_Material_
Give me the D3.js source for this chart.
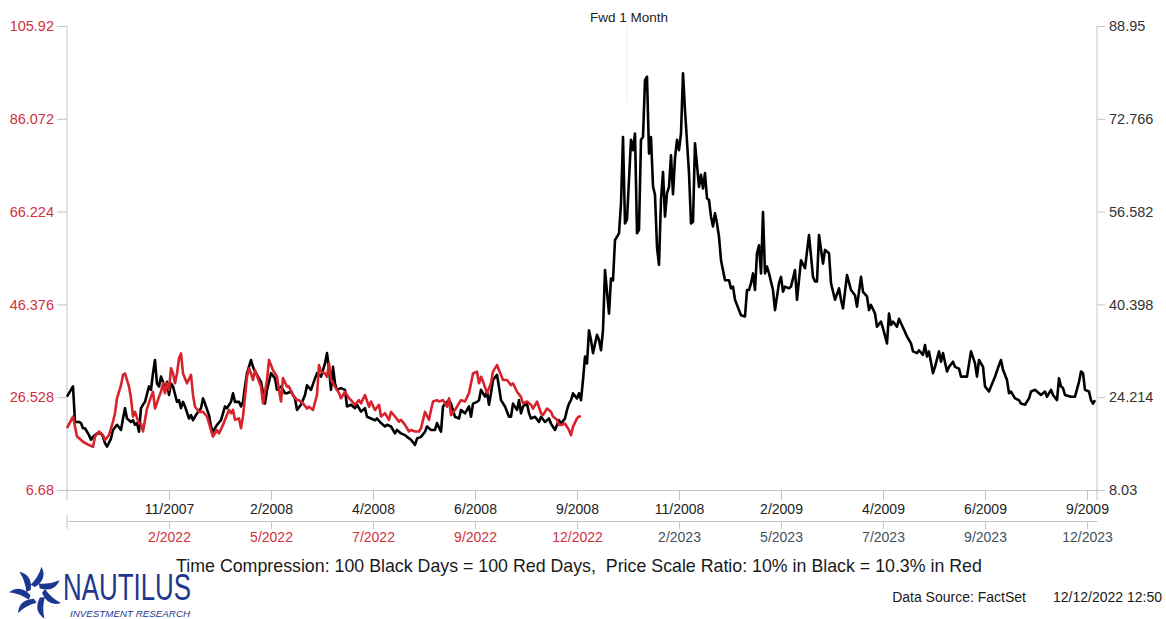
<!DOCTYPE html>
<html><head><meta charset="utf-8">
<script src="https://cdn.jsdelivr.net/npm/d3@7"></script>
<style>
body{margin:0;background:#fff;}
svg{display:block;}
text{font-family:"Liberation Sans",Arial,sans-serif;}
</style>
</head><body>
<svg id="chart" width="1166" height="619"></svg>
<script>
// ---- DATA ----
// Black: VIX 2007-2009 (right axis), x = trading-day index
const blackSeries = [
[0,24.3],[3,26.1],[4,19.9],[6,19.9],[7,19.7],[8,18.8],[9,18.8],[11,17.6],[12,16.8],[13,17.3],[15,17.9],[17,17.9],[18,17.3],[19,16.2],[20,15.6],[22,17.0],[23,18.5],[25,19.4],[27,18.5],[28,20.5],[29,22.3],[30,20.5],[32,19.9],[33,20.2],[34,19.4],[35,19.7],[36,18.2],[37,22.3],[38,22.9],[39,23.4],[41,26.1],[42,25.5],[43,28.4],[44,30.7],[45,26.6],[46,26.1],[47,27.8],[48,26.9],[49,25.2],[50,26.9],[51,24.6],[52,26.6],[53,26.1],[55,23.4],[56,23.7],[57,22.3],[58,23.4],[59,22.6],[61,20.5],[62,21.1],[63,20.2],[65,21.4],[67,22.3],[68,24.0],[69,23.1],[71,21.1],[72,19.1],[73,18.2],[75,19.4],[77,20.2],[78,21.4],[79,22.6],[80,22.3],[82,23.4],[83,24.9],[84,23.4],[86,23.4],[87,22.6],[88,23.4],[89,26.1],[90,28.4],[92,30.7],[93,29.5],[94,28.7],[96,27.5],
[97,26.9],[99,23.1],[100,25.5],[102,28.4],[104,27.5],[105,25.5],[107,26.1],[109,24.9],[110,24.9],[112,25.2],[114,24.0],[115,22.0],[117,22.9],[119,24.6],[120,26.3],[122,25.5],[124,27.5],[125,28.4],[127,27.8],[129,30.1],[130,31.9],[131,29.2],[132,25.5],[133,29.5],[134,26.6],[135,25.5],[137,25.8],[139,25.5],[140,22.6],[142,22.9],[144,22.3],[145,22.9],[147,21.7],[149,22.3],[150,20.8],[152,20.5],[154,20.2],[155,20.5],[157,19.7],[159,19.1],[160,19.4],[162,19.1],[164,17.9],[165,18.5],[167,17.9],[169,17.6],[170,17.3],[172,16.8],[174,15.9],[175,17.0],[177,17.3],[179,18.2],[180,19.1],[182,18.5],[184,18.5],[185,19.7],[187,18.2],[188,22.6],[190,23.4],[191,23.7],[192,23.1],[194,20.8],
[196,20.5],[197,22.0],[199,21.4],[201,22.6],[202,20.8],[203,23.1],[205,23.4],[206,23.7],[207,25.5],[209,24.3],[210,25.2],[211,22.9],[212,24.9],[213,27.2],[215,28.1],[216,26.0],[217,23.7],[219,22.6],[221,20.8],[222,20.8],[223,23.1],[225,22.0],[226,23.7],[227,21.4],[228,22.6],[230,23.1],[231,21.4],[232,20.5],[234,20.8],[236,19.9],[237,20.8],[239,19.9],[241,20.5],[242,19.6],[244,18.5],[246,20.2],[247,19.6],[249,20.5],[250,22.0],[251,23.1],[252,23.7],[253,24.9],[255,24.0],[256,24.9],[257,23.7],[258,27.2],[259,31.3],[260,30.1],[261,35.9],[262,34.2],[263,31.9],[265,35.1],[266,34.2],[267,32.4],[268,35.9],[269,46.4],[271,38.8],[272,44.9],[273,44.6],[274,51.6],[276,52.8],[277,58.0],[278,69.6],[279,54.5],[280,55.2],[282,69.1],[283,67.3],[284,70.2],[285,52.8],[286,53.4],[287,69.1],[288,69.6],[289,79.5],[290,80.1],[291,66.7],[292,69.6],
[293,61.0],[294,59.5],[295,50.4],[296,47.3],[297,58.6],[298,63.5],[299,55.7],[300,59.8],[301,60.9],[302,66.4],[303,59.6],[304,65.9],[305,69.1],[306,67.3],[307,70.2],[308,80.7],[309,74.3],[311,63.3],[312,54.5],[313,54.8],[314,68.5],[316,60.9],[317,63.0],[318,60.6],[319,63.3],[320,58.9],[321,58.6],[322,55.7],[323,54.0],[324,56.3],[325,54.5],[326,52.2],[327,48.1],[329,44.6],[331,44.6],[332,43.2],[333,43.5],[334,41.2],[336,39.4],[337,38.5],[339,38.3],[340,42.9],[341,42.9],[342,44.1],[343,45.8],[344,42.9],[345,49.3],[346,50.7],[347,45.8],[348,56.5],[349,45.8],[350,47.0],[351,45.8],[353,42.9],[354,39.4],[356,44.1],[357,45.2],[358,42.6],[359,43.5],[361,43.2],[362,43.5],[364,46.4],[365,41.2],[367,48.1],[369,46.7],[371,52.5],[373,45.2],[374,44.4],[375,44.4],[376,52.5],[378,47.5],[379,49.9],[381,49.3],[382,44.1],[384,41.2],[386,43.2],[387,41.2],[388,39.7],
[390,45.5],[392,42.9],[394,42.0],[395,40.0],[397,45.2],[398,42.6],[400,41.8],[401,39.4],[402,40.3],[404,38.8],[405,36.5],[407,37.4],[408,36.2],[410,33.6],[411,38.8],[412,36.8],[413,37.4],[415,36.5],[416,37.9],[417,37.1],[419,35.6],[420,34.8],[422,33.6],[423,32.2],[425,31.9],[426,32.4],[428,31.6],[429,33.3],[430,31.3],[431,32.2],[433,28.4],[434,29.5],[436,32.2],[437,30.4],[438,31.9],[440,28.7],[441,29.5],[443,30.4],[444,29.5],[446,29.2],[447,27.8],[450,27.8],[452,32.2],[454,30.1],[455,27.8],[456,30.7],[458,29.5],[459,26.1],[461,25.2],[462,26.1],[464,27.8],[466,29.8],[467,30.7],[468,29.0],[470,27.2],[471,24.9],[472,25.2],[474,24.0],[476,23.7],[477,23.1],[479,22.9],[481,24.0],[482,25.2],[484,25.5],[486,24.9],[487,24.6],[489,25.2],[490,24.3],[492,25.5],[493,24.6],[495,23.7],[496,27.5],[497,26.1],[498,25.8],[499,24.6],[502,24.3],[504,24.3],[506,26.9],[507,28.7],[508,28.4],[509,25.5],[511,25.2],[512,23.7],[513,23.1],[514,23.7]
];
// Red: VIX 2022 (left axis)
const redSeries = [
[0,19.9],[3,22.4],[5,18.1],[7,17.4],[8,17.0],[11,16.3],[13,15.9],[14,18.1],[16,19.2],[18,18.4],[19,17.4],[21,18.4],[23,21.3],[24,23.1],[25,26.3],[27,29.1],[28,31.3],[29,31.6],[31,28.8],[32,26.3],[33,22.4],[34,23.4],[36,20.9],[37,20.9],[38,19.2],[40,24.1],[42,26.6],[43,27.7],[44,24.1],[46,26.6],[47,27.7],[48,29.5],[49,27.4],[50,29.5],[51,28.1],[52,32.7],[53,31.6],[54,29.5],[55,31.6],[56,34.8],[57,35.9],[58,31.6],[60,29.5],[62,31.3],[63,27.0],[64,24.5],[66,23.4],[68,23.4],[70,22.4],[72,19.5],[73,18.1],[75,19.5],[76,18.8],[78,20.6],[79,21.7],[81,23.8],[82,23.1],[83,23.8],[84,21.7],[86,22.0],[87,19.9],[88,22.4],[90,30.9],[91,32.7],[92,31.6],[93,30.2],[94,32.3],[96,29.9],
[97,28.8],[98,25.2],[100,30.2],[101,34.5],[103,32.3],[105,30.9],[106,28.1],[107,25.6],[108,30.6],[110,28.8],[111,28.8],[113,27.0],[115,25.9],[116,25.9],[118,25.2],[120,24.1],[121,24.5],[123,23.8],[125,27.0],[126,33.4],[127,32.0],[129,31.6],[130,30.9],[131,33.8],[132,30.2],[134,28.8],[136,27.4],[137,26.3],[139,27.7],[141,26.3],[142,25.9],[144,24.9],[146,25.9],[147,25.2],[149,27.0],[151,24.5],[152,25.6],[154,23.8],[156,24.9],[157,22.4],[159,23.1],[161,21.7],[162,23.4],[164,22.4],[166,21.3],[167,21.7],[169,20.6],[171,19.2],[172,19.5],[174,19.2],[176,19.2],[177,19.9],[179,23.4],[181,21.7],[182,23.8],[183,25.6],[185,25.9],[186,25.6],[188,25.9],[190,24.5],[191,26.3],[192,22.7],[194,23.8],
[196,25.2],[197,25.9],[199,25.6],[201,27.4],[202,29.5],[203,31.6],[205,32.0],[206,29.5],[207,30.9],[208,29.9],[210,27.4],[212,29.5],[213,32.0],[215,33.4],[217,31.3],[218,30.2],[220,30.2],[222,29.1],[223,29.5],[225,27.7],[227,26.6],[228,25.2],[230,25.6],[232,24.9],[233,24.1],[235,25.6],[237,23.1],[238,22.7],[240,24.1],[242,23.4],[243,22.4],[245,21.7],[246,20.6],[247,20.6],[249,20.9],[251,19.5],[252,18.4],[253,20.2],[255,22.0],[256,22.4],[257,22.4]
];
const dayDomain = [0, 515];
const leftTicks = [6.68, 26.528, 46.376, 66.224, 86.072, 105.92];
const rightTicks = [8.03, 24.214, 40.398, 56.582, 72.766, 88.95];
const tickDays = [51, 102, 153, 204, 255, 306, 357, 408, 459, 510];
const blackLabels = ["11/2007","2/2008","4/2008","6/2008","9/2008","11/2008","2/2009","4/2009","6/2009","9/2009"];
const redLabels = ["2/2022","5/2022","7/2022","9/2022","12/2022","2/2023","5/2023","7/2023","9/2023","12/2023"];
const pastRedLabels = 5; // labels up to "12/2022" are history (red)
const fwdDay = 280;
const titleText = "Fwd 1 Month";
const footerText = "Time Compression: 100 Black Days = 100 Red Days,\u00A0\u00A0Price Scale Ratio: 10% in Black = 10.3% in Red";
const sourceText = "Data Source: FactSet";
const stampText = "12/12/2022 12:50";

// ---- LAYOUT ----
const mLeft = 67, mRight = 1097, mTop = 26, mBottom = 490;
const RED = "#d8222c", LABEL_RED = "#d0323e", GRID = "#c4c4c4";
const FONT = "Liberation Sans, Arial, sans-serif";

const svg = d3.select("#chart");
const x = d3.scaleLinear().domain(dayDomain).range([mLeft, mRight]);
const yL = d3.scaleLinear().domain([leftTicks[0], leftTicks[leftTicks.length-1]]).range([mBottom, mTop]);
const yR = d3.scaleLinear().domain([rightTicks[0], rightTicks[rightTicks.length-1]]).range([mBottom, mTop]);

// fwd marker
svg.append("line").attr("x1", x(fwdDay)).attr("x2", x(fwdDay)).attr("y1", mTop).attr("y2", 102)
  .attr("stroke", "#f0f0f0").attr("stroke-width", 1);
svg.append("text").attr("x", x(fwdDay) + 2).attr("y", 22).attr("text-anchor", "middle")
  .attr("font-size", 13.5).attr("fill", "#222").text(titleText);

// left axis
const gL = svg.append("g").attr("transform", `translate(${mLeft},0)`)
  .call(d3.axisLeft(yL).tickValues(leftTicks).tickSize(10).tickSizeOuter(0).tickPadding(3).tickFormat(d => String(d)));
gL.select(".domain").remove();
gL.selectAll(".tick line").attr("stroke", GRID);
gL.selectAll(".tick text").attr("fill", LABEL_RED).attr("font-size", 14.5).attr("font-family", FONT);
svg.append("line").attr("x1", mLeft).attr("x2", mLeft).attr("y1", mTop).attr("y2", mBottom + 10).attr("stroke", GRID);

// right axis
const gR = svg.append("g").attr("transform", `translate(${mRight},0)`)
  .call(d3.axisRight(yR).tickValues(rightTicks).tickSize(8).tickSizeOuter(0).tickPadding(4).tickFormat(d => String(d)));
gR.select(".domain").remove();
gR.selectAll(".tick line").attr("stroke", GRID);
gR.selectAll(".tick text").attr("fill", "#333").attr("font-size", 14.5).attr("font-family", FONT);
svg.append("line").attr("x1", mRight).attr("x2", mRight).attr("y1", mTop).attr("y2", mBottom + 10).attr("stroke", GRID);

// bottom axis 1 (black dates)
const gB1 = svg.append("g").attr("transform", `translate(0,${mBottom})`)
  .call(d3.axisBottom(x).tickValues(tickDays).tickSize(10).tickSizeOuter(0).tickPadding(4).tickFormat((d,i) => blackLabels[i]));
gB1.select(".domain").attr("stroke", GRID);
gB1.selectAll(".tick line").attr("stroke", GRID);
gB1.selectAll(".tick text").attr("fill", "#222").attr("font-size", 14).attr("font-family", FONT);

// bottom axis 2 (red dates)
const b2 = 521;
const gB2 = svg.append("g").attr("transform", `translate(0,${b2})`)
  .call(d3.axisBottom(x).tickValues(tickDays).tickSize(8).tickSizeOuter(0).tickPadding(3).tickFormat((d,i) => redLabels[i]));
gB2.select(".domain").attr("stroke", GRID);
gB2.selectAll(".tick line").attr("stroke", GRID);
gB2.selectAll(".tick text").attr("fill", (d,i) => i < pastRedLabels ? LABEL_RED : "#44525e")
  .attr("font-size", 14).attr("font-family", FONT);
svg.append("line").attr("x1", mLeft).attr("x2", mLeft).attr("y1", b2 - 6).attr("y2", b2 + 8).attr("stroke", GRID);

// lines
svg.append("path").datum(blackSeries)
  .attr("fill", "none").attr("stroke", "#000").attr("stroke-width", 2.6).attr("stroke-linejoin", "round")
  .attr("d", d3.line().x(d => x(d[0])).y(d => yR(d[1])));
svg.append("path").datum(redSeries)
  .attr("fill", "none").attr("stroke", RED).attr("stroke-width", 2.6).attr("stroke-linejoin", "round")
  .attr("d", d3.line().x(d => x(d[0])).y(d => yL(d[1])));

// footer
svg.append("text").attr("x", 579).attr("y", 572).attr("text-anchor", "middle")
  .attr("font-size", 17.8).attr("fill", "#1a1a1a").text(footerText);
svg.append("text").attr("x", 1026).attr("y", 602).attr("text-anchor", "end")
  .attr("font-size", 14).attr("fill", "#1a1a1a").text(sourceText);
svg.append("text").attr("x", 1162).attr("y", 602).attr("text-anchor", "end")
  .attr("font-size", 14).attr("fill", "#1a1a1a").text(stampText);

// logo
const blue = "#1d3790";
const logo = svg.append("g").attr("transform", "translate(36,593)");
[-160, -110, -60, -10, 40, 90, 140].forEach(a => {
  logo.append("path")
    .attr("d", "M0,-6 Q14,-12 10,-25 Q5,-15 -4,-9 Z")
    .attr("fill", blue).attr("transform", `rotate(${a})`);
});
svg.append("text").attr("x", 63).attr("y", 600).attr("font-family", "Liberation Serif, Times New Roman, serif")
  .attr("font-size", 36).attr("fill", blue).attr("textLength", 128).attr("lengthAdjust", "spacingAndGlyphs").text("NAUTILUS");
svg.append("text").attr("x", 70).attr("y", 617).attr("font-family", "Liberation Serif, Times New Roman, serif")
  .attr("font-style", "italic").attr("font-size", 9.5).attr("fill", blue).attr("textLength", 120).attr("lengthAdjust", "spacingAndGlyphs").text("INVESTMENT RESEARCH");
</script>
</body></html>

_What to work on_
Check each line of the data above for the word "chart" and say how many lines contain it, giving nothing besides the number.

_Result for this exercise_
3